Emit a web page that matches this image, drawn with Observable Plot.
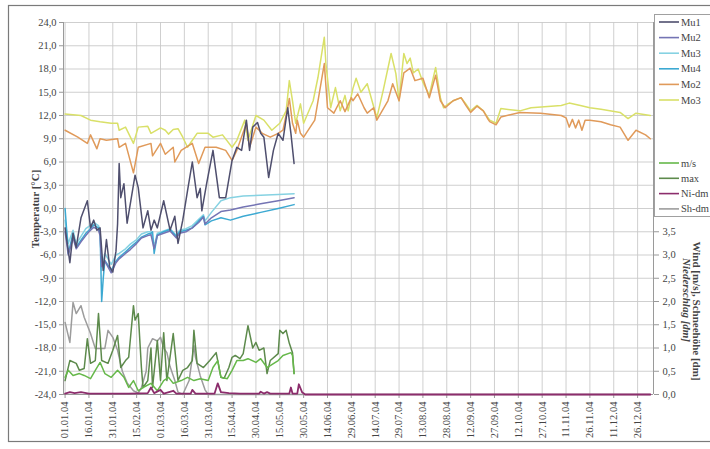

# # #

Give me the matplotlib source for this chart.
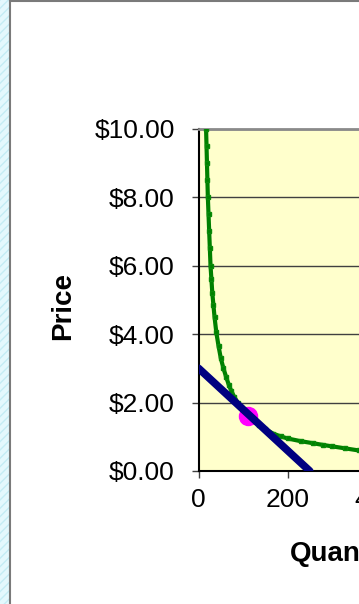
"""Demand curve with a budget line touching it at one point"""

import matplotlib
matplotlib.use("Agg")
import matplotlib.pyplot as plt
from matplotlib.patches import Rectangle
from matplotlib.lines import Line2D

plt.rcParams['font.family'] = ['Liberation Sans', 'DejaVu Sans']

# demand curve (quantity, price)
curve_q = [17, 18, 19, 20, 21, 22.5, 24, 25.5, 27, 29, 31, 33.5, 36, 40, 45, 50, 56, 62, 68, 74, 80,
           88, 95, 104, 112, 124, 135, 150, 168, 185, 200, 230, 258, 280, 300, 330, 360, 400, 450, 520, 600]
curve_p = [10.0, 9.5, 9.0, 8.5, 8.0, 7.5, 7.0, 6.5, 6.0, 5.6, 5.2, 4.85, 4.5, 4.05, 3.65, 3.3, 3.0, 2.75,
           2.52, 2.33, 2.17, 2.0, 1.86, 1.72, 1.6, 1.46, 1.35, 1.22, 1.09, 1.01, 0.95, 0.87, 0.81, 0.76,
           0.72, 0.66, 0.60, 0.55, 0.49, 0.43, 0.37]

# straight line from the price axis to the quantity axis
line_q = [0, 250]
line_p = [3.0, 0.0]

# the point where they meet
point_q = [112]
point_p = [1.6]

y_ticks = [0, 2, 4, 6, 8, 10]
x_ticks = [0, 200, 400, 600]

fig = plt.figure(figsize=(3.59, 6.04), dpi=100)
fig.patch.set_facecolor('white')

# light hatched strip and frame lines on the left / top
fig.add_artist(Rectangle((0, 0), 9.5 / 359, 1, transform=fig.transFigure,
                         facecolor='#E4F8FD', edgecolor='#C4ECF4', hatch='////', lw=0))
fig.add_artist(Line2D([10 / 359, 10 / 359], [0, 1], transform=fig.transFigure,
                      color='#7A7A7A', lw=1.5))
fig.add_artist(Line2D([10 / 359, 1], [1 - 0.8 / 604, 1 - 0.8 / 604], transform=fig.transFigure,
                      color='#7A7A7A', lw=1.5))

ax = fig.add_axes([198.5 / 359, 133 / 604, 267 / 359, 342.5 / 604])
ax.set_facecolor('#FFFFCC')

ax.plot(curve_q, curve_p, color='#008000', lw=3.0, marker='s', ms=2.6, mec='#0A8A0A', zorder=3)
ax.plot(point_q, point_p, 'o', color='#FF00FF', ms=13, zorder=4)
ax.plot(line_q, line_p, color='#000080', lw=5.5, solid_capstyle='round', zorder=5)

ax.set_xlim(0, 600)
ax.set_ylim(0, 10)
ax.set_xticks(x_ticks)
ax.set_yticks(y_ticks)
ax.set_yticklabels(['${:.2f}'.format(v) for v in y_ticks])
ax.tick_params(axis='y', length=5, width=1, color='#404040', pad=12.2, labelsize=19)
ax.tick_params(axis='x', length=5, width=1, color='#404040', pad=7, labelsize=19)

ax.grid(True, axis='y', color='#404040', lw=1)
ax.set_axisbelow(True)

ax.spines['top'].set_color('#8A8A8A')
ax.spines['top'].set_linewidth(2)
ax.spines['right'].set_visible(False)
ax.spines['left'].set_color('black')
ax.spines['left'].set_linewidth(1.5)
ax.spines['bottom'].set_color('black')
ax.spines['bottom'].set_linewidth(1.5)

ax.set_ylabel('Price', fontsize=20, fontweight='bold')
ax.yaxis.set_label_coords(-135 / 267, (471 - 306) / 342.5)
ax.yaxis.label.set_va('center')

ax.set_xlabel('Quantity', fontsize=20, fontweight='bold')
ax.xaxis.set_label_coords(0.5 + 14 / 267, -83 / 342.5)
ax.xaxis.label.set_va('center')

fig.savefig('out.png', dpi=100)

# # #

Written request –
Word for word, repeat the lines above from the one with "Give me the matplotlib source for this chart." through the one with "0.72, 0.66, 0.60, 0.55, 0.49, 0.43, 0.37]", and nothing beyond them. Omit the pictures.

The result –
Give me the matplotlib source for this chart.
"""Demand curve with a budget line touching it at one point"""

import matplotlib
matplotlib.use("Agg")
import matplotlib.pyplot as plt
from matplotlib.patches import Rectangle
from matplotlib.lines import Line2D

plt.rcParams['font.family'] = ['Liberation Sans', 'DejaVu Sans']

# demand curve (quantity, price)
curve_q = [17, 18, 19, 20, 21, 22.5, 24, 25.5, 27, 29, 31, 33.5, 36, 40, 45, 50, 56, 62, 68, 74, 80,
           88, 95, 104, 112, 124, 135, 150, 168, 185, 200, 230, 258, 280, 300, 330, 360, 400, 450, 520, 600]
curve_p = [10.0, 9.5, 9.0, 8.5, 8.0, 7.5, 7.0, 6.5, 6.0, 5.6, 5.2, 4.85, 4.5, 4.05, 3.65, 3.3, 3.0, 2.75,
           2.52, 2.33, 2.17, 2.0, 1.86, 1.72, 1.6, 1.46, 1.35, 1.22, 1.09, 1.01, 0.95, 0.87, 0.81, 0.76,
           0.72, 0.66, 0.60, 0.55, 0.49, 0.43, 0.37]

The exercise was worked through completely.